L'avis juridique externe commandé identifie certains éléments du rapport qui posent problème, a-t-il dit, notamment:
- reprocher à Pierre Paradis un manque de transparence, tout en concluant à l'absence de preuve prépondérante;
- ajouter des critères ou des barèmes en lien avec l'article 16 du code d'éthique alors que ceux-ci n'apparaissent ni dans la réglementation pertinente ni dans le code d'éthique;
- signaler un manquement à l'article 36 du code, lorsqu'il n'y en a pas, vu le libellé de cet article.
L'avis se termine ainsi: «Comment, en toute justice et équité pour le député Pierre Paradis, l'Assemblée nationale pourrait-elle accepter le rapport dans son intégralité?»
Selon M. Fournier, il n'est pas question de désavouer Me Mignolet. «Ce n'est pas un vote sur la commissaire, ce n'est pas un vote sur l'institution, c'est un vote sur un rapport, sur son contenu», a-t-il insisté.
Paradis se défend bec et ongles
Plus tôt dans la journée, le président de l'Assemblée nationale, Jacques Chagnon, a signalé aux élus que M. Paradis lui avait soumis une défense par écrit, sa santé ne lui permettant pas de se déplacer à Québec.
Dans le document d'une quarantaine de pages, et sur un ton combatif, le député de Brome-Missisquoi se place en victime par rapport à la plaignante à l'origine de l'enquête de Me Mignolet.
Il relate avoir été «harcelé» par la plaignante, qui prétendait être amoureuse de lui.
M. Paradis reproche à la commissaire son manque d'impartialité, soutenant que la plaignante est la même qui l'a accusé d'agression sexuelle l'année dernière.

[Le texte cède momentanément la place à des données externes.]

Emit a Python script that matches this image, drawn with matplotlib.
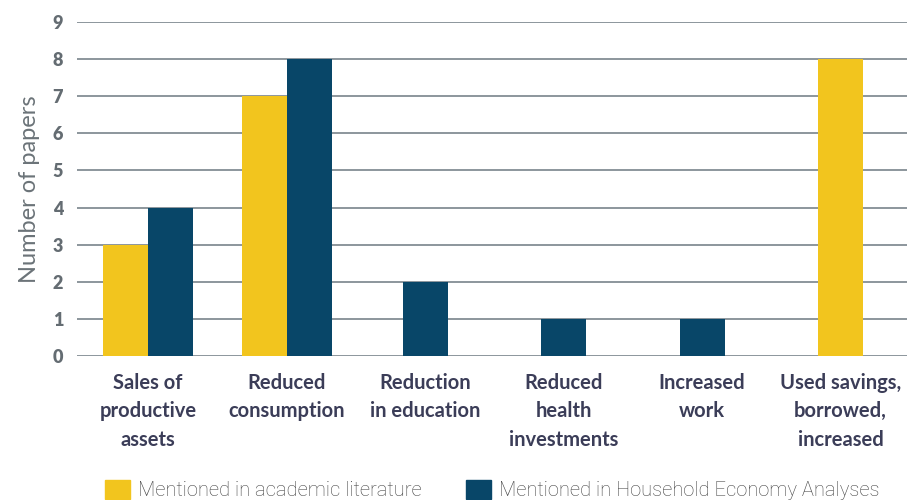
import matplotlib
matplotlib.use("Agg")
import matplotlib.pyplot as plt
import numpy as np
from matplotlib.patches import Patch

categories = ["Sales of\nproductive\nassets", "Reduced\nconsumption", "Reduction\nin education",
              "Reduced\nhealth\ninvestments", "Increased\nwork", "Used savings,\nborrowed,\nincreased"]
academic = [3, 7, 0, 0, 0, 8]
hea = [4, 8, 2, 1, 1, 0]
series_names = ["Mentioned in academic literature", "Mentioned in Household Economy Analyses"]

yellow = "#F2C51E"
navy = "#084668"
grid_col = "#8C969C"
colors = [yellow, navy]

fig = plt.figure(figsize=(9.07, 5.0), dpi=100)
ax = fig.add_axes([0.085, 0.288, 0.915, 0.668])

x = np.arange(len(categories))
w = 0.325
# bars with zero value are left out and the remaining bars are centred on the category
for i in range(len(categories)):
    vals = [(academic[i], colors[0]), (hea[i], colors[1])]
    vals = [v for v in vals if v[0] > 0]
    n = len(vals)
    for k, (v, c) in enumerate(vals):
        ax.bar(x[i] + (k - (n - 1) / 2) * w, v, w, color=c, zorder=3)

ax.set_xlim(-0.513, 5.48)
ax.set_ylim(0, 9)
ax.set_yticks(range(10), labels=[str(v) for v in range(10)], fontweight="heavy",
              family="Lato", fontsize=13, color="#646C72")
ax.yaxis.grid(True, color=grid_col, linewidth=1.4, zorder=0)
for s in ax.spines.values():
    s.set_visible(False)
ax.tick_params(axis="y", length=0, pad=10)
ax.set_xticks(x)
ax.set_xticklabels(categories, fontsize=14.5, fontweight="bold", color="#3B3D58",
                   family="Lato", linespacing=1.55)
ax.tick_params(axis="x", length=0, pad=12)
ax.set_ylabel("Number of papers", fontsize=17, color="#6B7378", family="Lato", labelpad=9)

handles = [Patch(color=yellow), Patch(color=navy)]
fig.legend(handles, series_names, loc="lower left", bbox_to_anchor=(0.1158, -0.001), ncol=2,
           frameon=False, borderpad=0, borderaxespad=0,
           handlelength=1.25, handleheight=1.1, handletextpad=0.4,
           columnspacing=2.2, prop={"family": "Roboto", "weight": "light", "size": 14.5},
           labelcolor="#444444")

fig.savefig("out.png", dpi=100)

Ancienne collègue de travail de Me Mignolet, elle aurait agi par «vengeance», d'après lui.
Par ailleurs, il assure qu'il est «peu probable» qu'il se présente aux prochaines élections, vu son état de santé précaire. Mais quoi qu'il arrive, il entend participer, d'une façon ou d'une autre, à la campagne électorale.
M. Paradis continue de soutenir qu'en aucun moment il n'a excédé les allocations de logement autorisées par l'Assemblée nationale et qu'il n'a retiré aucun profit personnel de son logement ou des allocations fournies.
Il souligne n'avoir reçu aucune allocation depuis qu'il est en convalescence, soit en janvier 2017, à la suite d'une violente commotion cérébrale, et insiste pour dire qu'il n'a commis aucun manquement éthique en habitant avec sa famille.
Il reproche à la commissaire de lui imposer une sanction sans précédent en vertu de règles qu'elle dit par ailleurs vouloir changer.
Dans le même document, M. Paradis établit un lien implicite entre la plainte pour agression sexuelle portée à son endroit, celle adressée à la commissaire à l'éthique et le mécontentement de l'Union des producteurs agricoles (UPA) à l'endroit de sa réforme annulée du Programme de crédit de taxes foncières agricoles (PCTFA).
«L'UPA nie formellement toute implication au regard des plaintes formulées à l'endroit de M. Paradis et considère qu'il n'a que lui-même à blâmer pour ses ennuis», a fait savoir le syndicat par voie de communiqué, mercredi.